If we have voted Yes, our problems in that regard will be solved. The scaremongering over European membership will be seen for the campaign prattle it is. But if we have voted No, another democratic "peculiarity" awaits. Scotland's place in Europe will depend on Mr Miliband and his resolve, or on Ukip and the sceptics. Scots seem to be inclined to remain within the EU, according to some scarce polling, but they risk having no real say in the matter if they stick with the UK's economic and political union.

At every turn there is the chance of an unholy mess for everyone in these islands. Nevertheless, the uncertainty so often decried by Better Together has far less to do with the campaign for independence than with the machinations of Tory back-benchers and Ukip. Unionists who tout "the best of both worlds" are hard put to say how that world might look come 2017. The real gamble is to hope that Mr Miliband's Labour will provide a refuge from the hysteria over Europe and assorted foreigners.

As 75 peers queued yesterday to give their opinions on Mr Wharton's bill it was clear, not for the first time, that swathes of the Tory Party are perfectly in step with UKIP. The economic arguments over Europe and its importance to UK and Scottish trade cut no ice with these people.

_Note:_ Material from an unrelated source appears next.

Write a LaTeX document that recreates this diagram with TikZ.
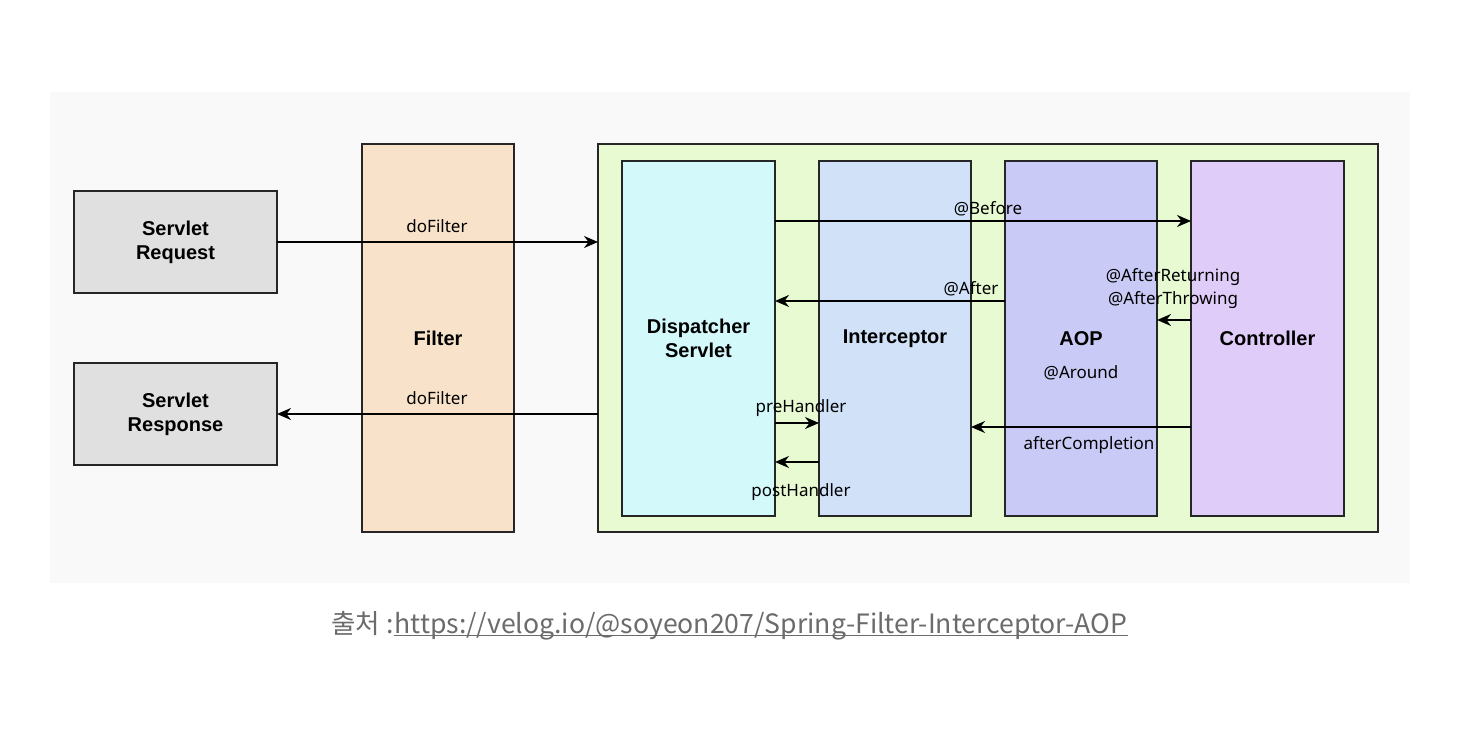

They prefer to talk instead of "liberty from Brussels" and the repatriation of powers, as often as not forgetting that those powers were ceded by Tory governments. Some of these same politicians would be perfectly content to see Scotland vote Yes if it secured their shrunken world.

Mr Cameron hopes to placate them before 2017 with his own demands for EU concessions. Most of these, as Scots would do well to remember, involve the rights of workers. These will not be improved if the Prime Minister has his way. Nor - and you can count on it - will the sceptics be satisfied.

They aim to take England out of Europe no matter what. If Scots vote No to independence and choose to tag along, they will be signing up for the most uncertain future imaginable. With Ukip crowing at every turn.